Holding a tremendous share of V20 debt and receiving nearly USD 70 billion in debt service payments from V20 countries alone, MDBs are no bystanders. They must play a proactive and essential role in realising durable, positive debt negotiation outcomes, which the V20 intends on reminding MDBs at the upcoming 2022 Annual Meetings of the IMF and the World Bank.
As creditors are often reluctant to participate in a debt restructuring unless other creditors participate, a guarantee facility hosted by the MDBs could secure payments to private creditors. This would incentivise the private sector to join the debt relief effort while reducing what countries owe. The Group of 20 (G20) appointed an independent expert group on capital adequacy frameworks for MDBs that has reaffirmed the amount of headroom – USD 500 billion to USD 1 trillion – that MDBs have to scale up their lending programmes.

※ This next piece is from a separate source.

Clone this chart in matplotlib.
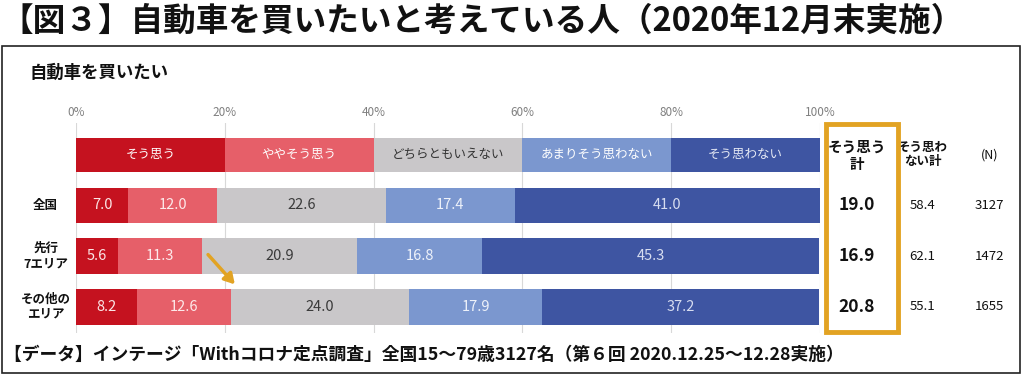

While providing guarantees on freshly issued bonds would be a major step forward, the impact would nonetheless be dulled until MDBs themselves take a debt haircut, a move that is not necessarily unprecedented. In 2016, the IMF sold its gold to support a multilateral effort for Highly Indebted Poor Countries. Major economies also contributed to the MDBs while banks used their own investment incomes to provide haircuts. MDBs and their shareholders must display similar ambition now for climate vulnerable countries. Climate change is a central concern to the World Bank’s shareholders and as well as its client countries. The World Bank leadership needs to reflect and build on this ambition.
Warming impacts will continue to exact an increasingly severe cost on climate vulnerable nations. The international community has a fundamental obligation to step in and break the cycle of climate damages and debt, and if a stable global economy is to be realised, this must be seen as the fundamental fiscal responsibility of all.